Limit liability with carefully drafted indemnity clauses, caps on damages, and exclusions for consequential losses where appropriate. Insurance requirements and clear allocation of responsibility for recalls or regulatory penalties further reduce exposure and clarify which party bears certain risks. Maintain balanced indemnities that protect against third-party claims for IP infringement or product defects while avoiding unconscionable obligations that might discourage partners. Clear dispute resolution and defined notice procedures also limit surprise litigation and aid swift resolution.
Most licensing agreements do not require government registration to be effective between parties, but certain IP transfers or assignments may trigger formal filings with patent or trademark offices to preserve priority and public notice.
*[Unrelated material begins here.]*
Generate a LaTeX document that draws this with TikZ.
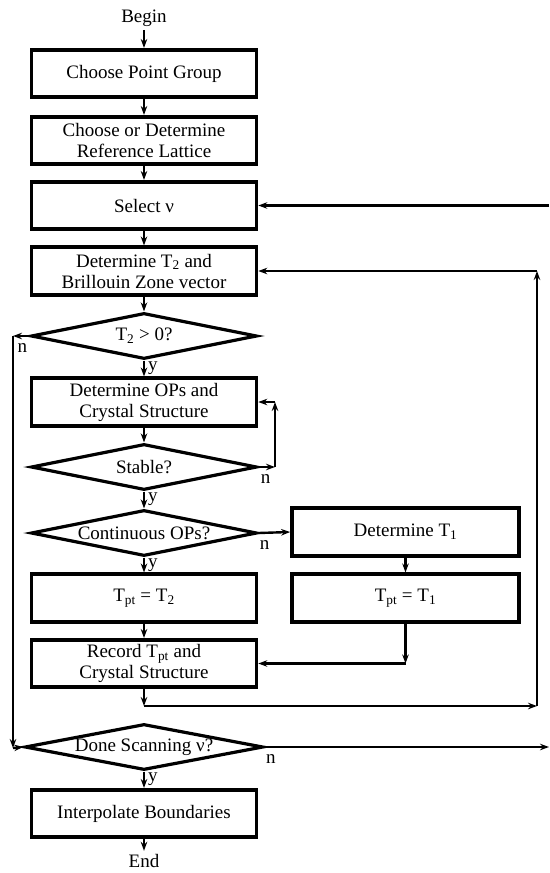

For some regulated industries, authorizations or approvals may be necessary before commercialization. Consult local regulations for specific industries and the jurisdictions involved. Where registration or regulatory approval is required, the contract should allocate responsibility for obtaining filings, associated costs, and handling any challenges to ensure timely market access.
Timing to negotiate and finalize a distribution agreement depends on complexity, the number of issues under negotiation, and whether cross-border matters are involved. Simple renewals or standard form agreements may close in a few weeks, while high-value or multinational contracts can take several months to resolve all details. Allowing time for due diligence, clarifying performance standards, and resolving regulatory questions early helps avoid delays. Engaging counsel at the outset streamlines negotiations by anticipating common sticking points and providing practical drafting solutions.